> **DATASET SECTION**

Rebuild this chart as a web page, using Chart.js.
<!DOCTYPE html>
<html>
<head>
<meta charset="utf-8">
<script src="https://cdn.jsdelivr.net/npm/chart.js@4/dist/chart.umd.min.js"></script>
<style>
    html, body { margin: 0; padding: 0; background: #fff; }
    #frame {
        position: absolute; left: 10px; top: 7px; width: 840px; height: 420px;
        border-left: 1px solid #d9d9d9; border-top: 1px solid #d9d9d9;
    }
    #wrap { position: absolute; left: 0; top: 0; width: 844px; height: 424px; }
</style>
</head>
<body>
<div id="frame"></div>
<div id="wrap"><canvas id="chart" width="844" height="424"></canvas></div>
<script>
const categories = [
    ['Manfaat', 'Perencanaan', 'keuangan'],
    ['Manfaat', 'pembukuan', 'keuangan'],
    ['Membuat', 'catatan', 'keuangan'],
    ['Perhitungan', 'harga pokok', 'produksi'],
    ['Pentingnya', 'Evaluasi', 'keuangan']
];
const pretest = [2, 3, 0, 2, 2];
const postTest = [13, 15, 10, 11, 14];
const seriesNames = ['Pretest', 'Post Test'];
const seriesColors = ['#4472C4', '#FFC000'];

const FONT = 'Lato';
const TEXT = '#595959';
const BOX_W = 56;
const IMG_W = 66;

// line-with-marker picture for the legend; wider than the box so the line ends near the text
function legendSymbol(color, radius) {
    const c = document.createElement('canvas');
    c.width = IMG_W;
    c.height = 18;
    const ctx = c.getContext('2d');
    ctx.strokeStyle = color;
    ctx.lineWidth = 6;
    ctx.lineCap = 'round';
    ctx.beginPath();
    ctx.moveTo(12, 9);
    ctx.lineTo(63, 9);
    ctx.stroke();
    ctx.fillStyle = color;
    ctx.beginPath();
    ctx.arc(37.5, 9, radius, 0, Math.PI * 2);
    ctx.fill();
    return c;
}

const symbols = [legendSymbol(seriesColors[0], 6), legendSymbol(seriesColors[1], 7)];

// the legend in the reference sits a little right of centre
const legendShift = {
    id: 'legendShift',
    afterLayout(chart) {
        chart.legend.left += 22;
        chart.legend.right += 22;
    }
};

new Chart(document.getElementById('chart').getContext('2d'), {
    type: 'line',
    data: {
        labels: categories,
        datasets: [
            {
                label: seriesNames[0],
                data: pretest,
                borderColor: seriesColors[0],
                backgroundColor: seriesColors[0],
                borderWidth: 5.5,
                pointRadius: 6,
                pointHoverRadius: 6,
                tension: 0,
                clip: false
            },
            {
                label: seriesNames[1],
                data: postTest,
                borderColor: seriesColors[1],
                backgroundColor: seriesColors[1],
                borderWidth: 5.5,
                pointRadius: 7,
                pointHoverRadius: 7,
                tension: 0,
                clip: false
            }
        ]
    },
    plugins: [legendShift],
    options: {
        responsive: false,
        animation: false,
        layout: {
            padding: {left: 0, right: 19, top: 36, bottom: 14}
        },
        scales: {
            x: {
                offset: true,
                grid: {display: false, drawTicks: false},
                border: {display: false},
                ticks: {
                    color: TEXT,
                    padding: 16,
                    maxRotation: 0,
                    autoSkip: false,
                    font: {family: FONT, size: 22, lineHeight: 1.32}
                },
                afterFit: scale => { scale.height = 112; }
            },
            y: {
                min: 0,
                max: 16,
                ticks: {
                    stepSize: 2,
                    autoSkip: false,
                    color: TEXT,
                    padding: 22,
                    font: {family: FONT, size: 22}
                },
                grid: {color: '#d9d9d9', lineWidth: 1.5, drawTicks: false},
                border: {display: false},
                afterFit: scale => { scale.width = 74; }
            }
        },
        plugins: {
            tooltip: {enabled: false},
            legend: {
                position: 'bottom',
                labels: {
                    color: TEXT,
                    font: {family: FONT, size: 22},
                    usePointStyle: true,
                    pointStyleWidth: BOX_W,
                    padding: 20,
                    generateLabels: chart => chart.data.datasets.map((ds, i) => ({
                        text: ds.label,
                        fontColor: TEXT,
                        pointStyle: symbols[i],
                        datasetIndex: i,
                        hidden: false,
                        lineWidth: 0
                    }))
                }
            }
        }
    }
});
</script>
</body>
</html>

> **WRITTEN REQUEST**
Restate the listing exactly, starting at its first line and ending at the line where "const seriesColors = ['#4472C4', '#FFC000'];" occurs; include both and no other lines.

> **RESULT BELOW**
Rebuild this chart as a web page, using Chart.js.
<!DOCTYPE html>
<html>
<head>
<meta charset="utf-8">
<script src="https://cdn.jsdelivr.net/npm/chart.js@4/dist/chart.umd.min.js"></script>
<style>
    html, body { margin: 0; padding: 0; background: #fff; }
    #frame {
        position: absolute; left: 10px; top: 7px; width: 840px; height: 420px;
        border-left: 1px solid #d9d9d9; border-top: 1px solid #d9d9d9;
    }
    #wrap { position: absolute; left: 0; top: 0; width: 844px; height: 424px; }
</style>
</head>
<body>
<div id="frame"></div>
<div id="wrap"><canvas id="chart" width="844" height="424"></canvas></div>
<script>
const categories = [
    ['Manfaat', 'Perencanaan', 'keuangan'],
    ['Manfaat', 'pembukuan', 'keuangan'],
    ['Membuat', 'catatan', 'keuangan'],
    ['Perhitungan', 'harga pokok', 'produksi'],
    ['Pentingnya', 'Evaluasi', 'keuangan']
];
const pretest = [2, 3, 0, 2, 2];
const postTest = [13, 15, 10, 11, 14];
const seriesNames = ['Pretest', 'Post Test'];
const seriesColors = ['#4472C4', '#FFC000'];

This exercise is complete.